DIRECTIVE: Leave out the pictures and retype only the lines from the opening line to the line that holds "fig = go.Figure()", both ends included.

--- Begin RAW DATA ---

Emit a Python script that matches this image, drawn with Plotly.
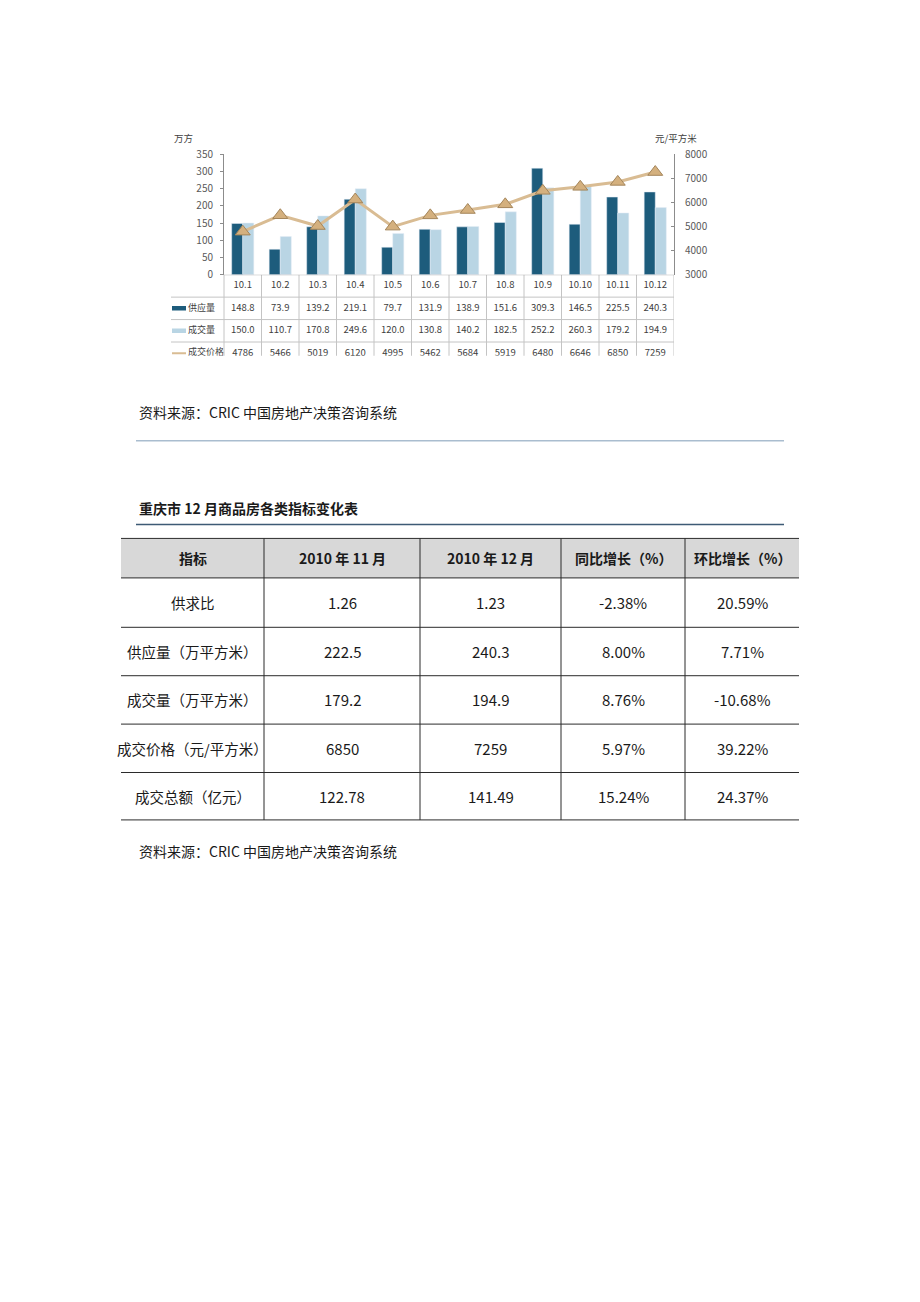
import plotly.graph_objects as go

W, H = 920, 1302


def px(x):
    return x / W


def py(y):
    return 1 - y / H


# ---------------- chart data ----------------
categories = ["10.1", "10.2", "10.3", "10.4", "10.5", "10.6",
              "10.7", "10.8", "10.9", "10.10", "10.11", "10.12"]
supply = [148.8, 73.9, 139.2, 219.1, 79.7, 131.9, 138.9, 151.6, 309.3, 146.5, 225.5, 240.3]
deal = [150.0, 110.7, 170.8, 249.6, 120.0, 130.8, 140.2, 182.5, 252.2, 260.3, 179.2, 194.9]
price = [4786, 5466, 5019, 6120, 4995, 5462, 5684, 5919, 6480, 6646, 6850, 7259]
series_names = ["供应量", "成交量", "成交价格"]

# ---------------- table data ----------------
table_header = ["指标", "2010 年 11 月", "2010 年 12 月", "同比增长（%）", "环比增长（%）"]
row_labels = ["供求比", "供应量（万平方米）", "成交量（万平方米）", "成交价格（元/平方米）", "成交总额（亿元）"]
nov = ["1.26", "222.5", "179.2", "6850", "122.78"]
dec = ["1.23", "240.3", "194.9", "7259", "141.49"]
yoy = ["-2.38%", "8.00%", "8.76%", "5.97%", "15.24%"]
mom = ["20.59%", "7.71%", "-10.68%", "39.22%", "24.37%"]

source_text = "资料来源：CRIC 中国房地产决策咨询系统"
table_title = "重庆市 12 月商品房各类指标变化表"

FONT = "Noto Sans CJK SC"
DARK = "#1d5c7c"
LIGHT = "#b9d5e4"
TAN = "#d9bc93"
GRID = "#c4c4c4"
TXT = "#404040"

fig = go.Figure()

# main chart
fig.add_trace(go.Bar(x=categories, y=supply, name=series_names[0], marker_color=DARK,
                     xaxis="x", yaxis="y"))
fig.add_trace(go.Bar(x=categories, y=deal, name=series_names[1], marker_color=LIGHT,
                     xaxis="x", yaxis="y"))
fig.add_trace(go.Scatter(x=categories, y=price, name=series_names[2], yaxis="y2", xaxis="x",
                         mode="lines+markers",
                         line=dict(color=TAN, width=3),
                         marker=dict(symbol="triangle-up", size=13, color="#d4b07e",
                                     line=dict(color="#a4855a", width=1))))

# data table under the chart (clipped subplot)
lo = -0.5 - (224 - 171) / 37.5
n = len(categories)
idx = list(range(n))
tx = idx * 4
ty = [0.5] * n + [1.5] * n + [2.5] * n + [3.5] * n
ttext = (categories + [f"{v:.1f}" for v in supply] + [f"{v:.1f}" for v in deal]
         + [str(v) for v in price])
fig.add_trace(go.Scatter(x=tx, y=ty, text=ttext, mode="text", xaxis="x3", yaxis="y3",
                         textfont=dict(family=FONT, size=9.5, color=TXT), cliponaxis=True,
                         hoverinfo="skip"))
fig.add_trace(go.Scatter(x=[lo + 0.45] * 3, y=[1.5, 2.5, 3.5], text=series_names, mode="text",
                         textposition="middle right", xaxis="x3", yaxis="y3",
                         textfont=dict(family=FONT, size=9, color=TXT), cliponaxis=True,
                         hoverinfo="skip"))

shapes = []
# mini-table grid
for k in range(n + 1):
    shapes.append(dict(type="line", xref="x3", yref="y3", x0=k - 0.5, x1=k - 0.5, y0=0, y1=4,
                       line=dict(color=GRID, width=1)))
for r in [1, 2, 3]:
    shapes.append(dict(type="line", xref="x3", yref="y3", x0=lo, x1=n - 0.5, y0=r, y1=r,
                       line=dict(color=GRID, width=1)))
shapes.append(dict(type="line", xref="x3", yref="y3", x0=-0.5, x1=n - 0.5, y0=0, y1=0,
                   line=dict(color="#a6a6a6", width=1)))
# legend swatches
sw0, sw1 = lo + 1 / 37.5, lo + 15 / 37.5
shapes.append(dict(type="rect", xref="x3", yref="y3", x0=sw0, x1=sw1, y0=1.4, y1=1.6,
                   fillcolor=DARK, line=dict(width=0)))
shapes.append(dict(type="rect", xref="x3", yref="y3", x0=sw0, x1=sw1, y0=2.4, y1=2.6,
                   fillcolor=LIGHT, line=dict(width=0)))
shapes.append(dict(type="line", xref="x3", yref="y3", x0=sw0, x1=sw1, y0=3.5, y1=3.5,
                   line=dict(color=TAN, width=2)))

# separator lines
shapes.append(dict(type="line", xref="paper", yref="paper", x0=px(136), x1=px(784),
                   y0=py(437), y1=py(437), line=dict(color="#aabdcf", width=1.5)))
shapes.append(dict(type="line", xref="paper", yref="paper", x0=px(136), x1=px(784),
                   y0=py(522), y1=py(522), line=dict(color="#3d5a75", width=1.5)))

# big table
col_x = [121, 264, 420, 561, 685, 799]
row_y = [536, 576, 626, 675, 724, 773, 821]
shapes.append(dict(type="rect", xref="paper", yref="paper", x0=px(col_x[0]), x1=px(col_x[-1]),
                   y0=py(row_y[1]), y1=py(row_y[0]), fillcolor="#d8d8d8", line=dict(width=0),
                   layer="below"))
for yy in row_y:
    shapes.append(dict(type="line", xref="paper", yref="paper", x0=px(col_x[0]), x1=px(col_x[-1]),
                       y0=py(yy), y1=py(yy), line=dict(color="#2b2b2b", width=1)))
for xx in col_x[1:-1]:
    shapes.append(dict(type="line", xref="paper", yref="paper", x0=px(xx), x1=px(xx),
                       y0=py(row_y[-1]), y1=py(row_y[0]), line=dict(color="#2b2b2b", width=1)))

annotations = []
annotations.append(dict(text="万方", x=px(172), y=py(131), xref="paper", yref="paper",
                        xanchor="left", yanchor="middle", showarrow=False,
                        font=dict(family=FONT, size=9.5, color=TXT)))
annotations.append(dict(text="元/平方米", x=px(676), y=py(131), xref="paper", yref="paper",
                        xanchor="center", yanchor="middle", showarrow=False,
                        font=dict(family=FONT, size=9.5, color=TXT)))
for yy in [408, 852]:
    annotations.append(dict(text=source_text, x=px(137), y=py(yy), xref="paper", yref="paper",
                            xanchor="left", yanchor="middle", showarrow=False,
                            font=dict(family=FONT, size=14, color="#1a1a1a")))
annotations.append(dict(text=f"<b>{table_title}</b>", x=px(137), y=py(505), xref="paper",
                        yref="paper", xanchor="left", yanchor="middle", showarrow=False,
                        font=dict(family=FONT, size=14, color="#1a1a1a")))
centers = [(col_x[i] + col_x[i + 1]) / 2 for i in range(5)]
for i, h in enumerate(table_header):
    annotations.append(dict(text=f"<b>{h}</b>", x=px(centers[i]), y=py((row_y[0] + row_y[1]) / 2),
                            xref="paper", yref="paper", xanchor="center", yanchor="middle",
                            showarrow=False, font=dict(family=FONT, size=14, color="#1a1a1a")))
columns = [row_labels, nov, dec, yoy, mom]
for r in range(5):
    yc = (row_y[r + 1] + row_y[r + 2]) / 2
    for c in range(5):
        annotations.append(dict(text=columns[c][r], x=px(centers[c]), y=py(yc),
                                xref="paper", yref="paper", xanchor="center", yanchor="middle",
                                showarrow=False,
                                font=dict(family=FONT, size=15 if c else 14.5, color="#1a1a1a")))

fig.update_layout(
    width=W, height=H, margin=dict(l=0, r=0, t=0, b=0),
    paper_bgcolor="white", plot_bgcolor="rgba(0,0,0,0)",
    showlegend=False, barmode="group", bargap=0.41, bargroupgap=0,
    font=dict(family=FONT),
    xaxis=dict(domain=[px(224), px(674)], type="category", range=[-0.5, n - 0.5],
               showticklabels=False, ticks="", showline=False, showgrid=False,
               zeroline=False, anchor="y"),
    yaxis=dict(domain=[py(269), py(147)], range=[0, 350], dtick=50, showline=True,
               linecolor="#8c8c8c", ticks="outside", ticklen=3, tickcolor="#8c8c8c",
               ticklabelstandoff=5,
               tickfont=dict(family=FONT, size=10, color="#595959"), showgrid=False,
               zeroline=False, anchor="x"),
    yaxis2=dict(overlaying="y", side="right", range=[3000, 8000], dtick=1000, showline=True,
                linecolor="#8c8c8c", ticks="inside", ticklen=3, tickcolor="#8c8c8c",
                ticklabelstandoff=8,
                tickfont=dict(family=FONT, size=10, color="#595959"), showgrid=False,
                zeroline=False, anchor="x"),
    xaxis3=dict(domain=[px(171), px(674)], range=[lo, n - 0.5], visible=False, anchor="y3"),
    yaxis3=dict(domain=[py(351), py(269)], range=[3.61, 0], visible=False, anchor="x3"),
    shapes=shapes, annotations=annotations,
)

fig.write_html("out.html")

--- End RAW DATA ---

FULL SOLUTION:
Emit a Python script that matches this image, drawn with Plotly.
import plotly.graph_objects as go

W, H = 920, 1302


def px(x):
    return x / W


def py(y):
    return 1 - y / H


# ---------------- chart data ----------------
categories = ["10.1", "10.2", "10.3", "10.4", "10.5", "10.6",
              "10.7", "10.8", "10.9", "10.10", "10.11", "10.12"]
supply = [148.8, 73.9, 139.2, 219.1, 79.7, 131.9, 138.9, 151.6, 309.3, 146.5, 225.5, 240.3]
deal = [150.0, 110.7, 170.8, 249.6, 120.0, 130.8, 140.2, 182.5, 252.2, 260.3, 179.2, 194.9]
price = [4786, 5466, 5019, 6120, 4995, 5462, 5684, 5919, 6480, 6646, 6850, 7259]
series_names = ["供应量", "成交量", "成交价格"]

# ---------------- table data ----------------
table_header = ["指标", "2010 年 11 月", "2010 年 12 月", "同比增长（%）", "环比增长（%）"]
row_labels = ["供求比", "供应量（万平方米）", "成交量（万平方米）", "成交价格（元/平方米）", "成交总额（亿元）"]
nov = ["1.26", "222.5", "179.2", "6850", "122.78"]
dec = ["1.23", "240.3", "194.9", "7259", "141.49"]
yoy = ["-2.38%", "8.00%", "8.76%", "5.97%", "15.24%"]
mom = ["20.59%", "7.71%", "-10.68%", "39.22%", "24.37%"]

source_text = "资料来源：CRIC 中国房地产决策咨询系统"
table_title = "重庆市 12 月商品房各类指标变化表"

FONT = "Noto Sans CJK SC"
DARK = "#1d5c7c"
LIGHT = "#b9d5e4"
TAN = "#d9bc93"
GRID = "#c4c4c4"
TXT = "#404040"

fig = go.Figure()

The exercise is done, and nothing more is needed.